------ RECORDS FOR THIS EXERCISE

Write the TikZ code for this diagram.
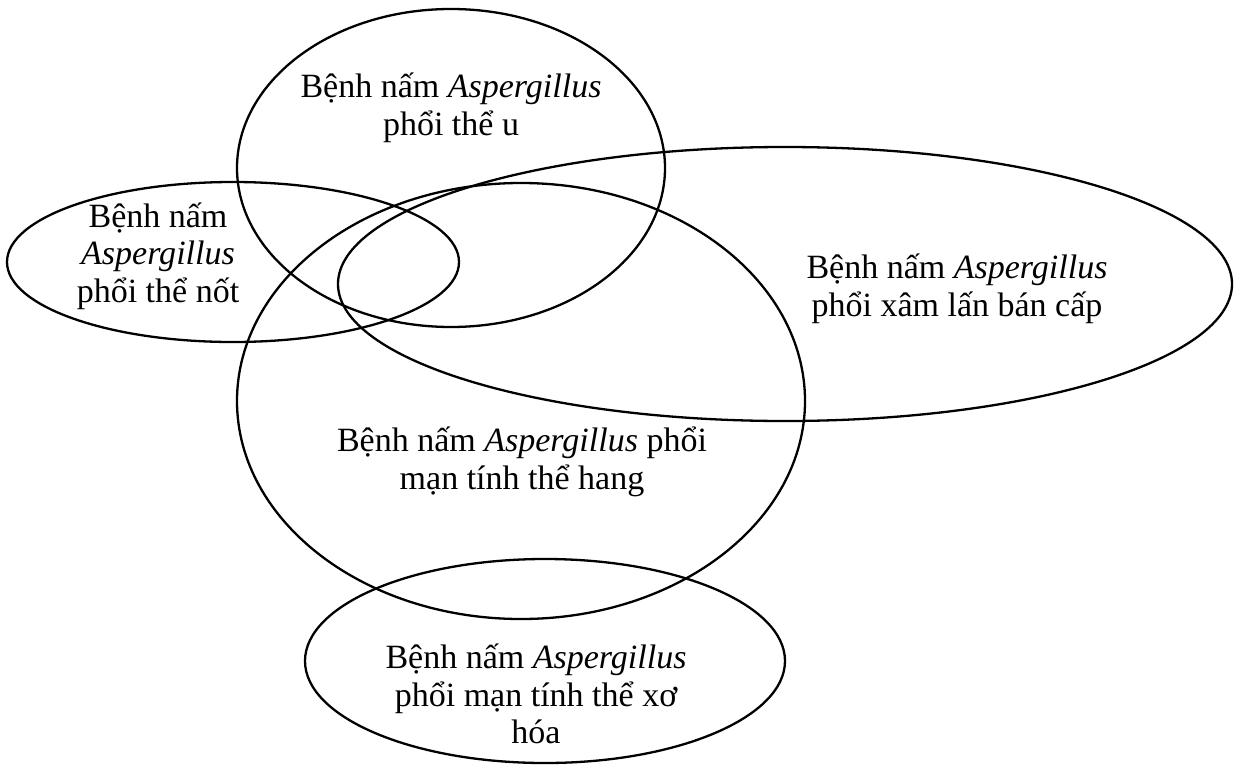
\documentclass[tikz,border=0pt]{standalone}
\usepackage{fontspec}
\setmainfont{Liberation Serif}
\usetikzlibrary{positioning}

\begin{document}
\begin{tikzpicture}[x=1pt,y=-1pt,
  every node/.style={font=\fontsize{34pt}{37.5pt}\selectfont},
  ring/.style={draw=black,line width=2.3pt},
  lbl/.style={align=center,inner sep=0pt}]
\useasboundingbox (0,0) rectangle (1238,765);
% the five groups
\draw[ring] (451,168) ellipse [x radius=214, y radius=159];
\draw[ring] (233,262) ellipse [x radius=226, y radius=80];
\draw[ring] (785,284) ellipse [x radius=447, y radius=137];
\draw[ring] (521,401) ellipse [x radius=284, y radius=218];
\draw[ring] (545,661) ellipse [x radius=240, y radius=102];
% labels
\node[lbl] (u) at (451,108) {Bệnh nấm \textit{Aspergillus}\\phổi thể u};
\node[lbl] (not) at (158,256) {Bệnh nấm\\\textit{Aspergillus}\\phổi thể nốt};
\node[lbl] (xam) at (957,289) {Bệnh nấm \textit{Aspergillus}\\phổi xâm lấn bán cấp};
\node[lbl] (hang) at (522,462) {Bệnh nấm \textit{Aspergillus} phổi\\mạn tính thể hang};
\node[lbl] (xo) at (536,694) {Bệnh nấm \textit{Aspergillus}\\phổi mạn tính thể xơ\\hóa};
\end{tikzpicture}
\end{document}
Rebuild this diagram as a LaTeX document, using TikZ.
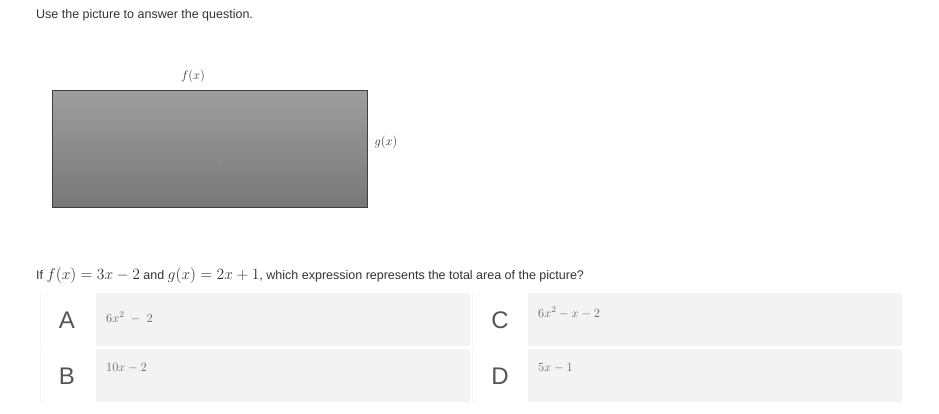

------------

- YOUR INSTRUCTIONS -
Leave the pictures out and copy the rest of the data exactly.

- PROBLEM SOLUTION -
Write the TikZ code for this diagram.
\documentclass[tikz,border=0pt]{standalone}
\usepackage{fontspec}
\setmainfont{Liberation Serif}
\usetikzlibrary{positioning}

\begin{document}
\begin{tikzpicture}[x=1pt,y=-1pt,
  every node/.style={font=\fontsize{34pt}{37.5pt}\selectfont},
  ring/.style={draw=black,line width=2.3pt},
  lbl/.style={align=center,inner sep=0pt}]
\useasboundingbox (0,0) rectangle (1238,765);
% the five groups
\draw[ring] (451,168) ellipse [x radius=214, y radius=159];
\draw[ring] (233,262) ellipse [x radius=226, y radius=80];
\draw[ring] (785,284) ellipse [x radius=447, y radius=137];
\draw[ring] (521,401) ellipse [x radius=284, y radius=218];
\draw[ring] (545,661) ellipse [x radius=240, y radius=102];
% labels
\node[lbl] (u) at (451,108) {Bệnh nấm \textit{Aspergillus}\\phổi thể u};
\node[lbl] (not) at (158,256) {Bệnh nấm\\\textit{Aspergillus}\\phổi thể nốt};
\node[lbl] (xam) at (957,289) {Bệnh nấm \textit{Aspergillus}\\phổi xâm lấn bán cấp};
\node[lbl] (hang) at (522,462) {Bệnh nấm \textit{Aspergillus} phổi\\mạn tính thể hang};
\node[lbl] (xo) at (536,694) {Bệnh nấm \textit{Aspergillus}\\phổi mạn tính thể xơ\\hóa};
\end{tikzpicture}
\end{document}
Rebuild this diagram as a LaTeX document, using TikZ.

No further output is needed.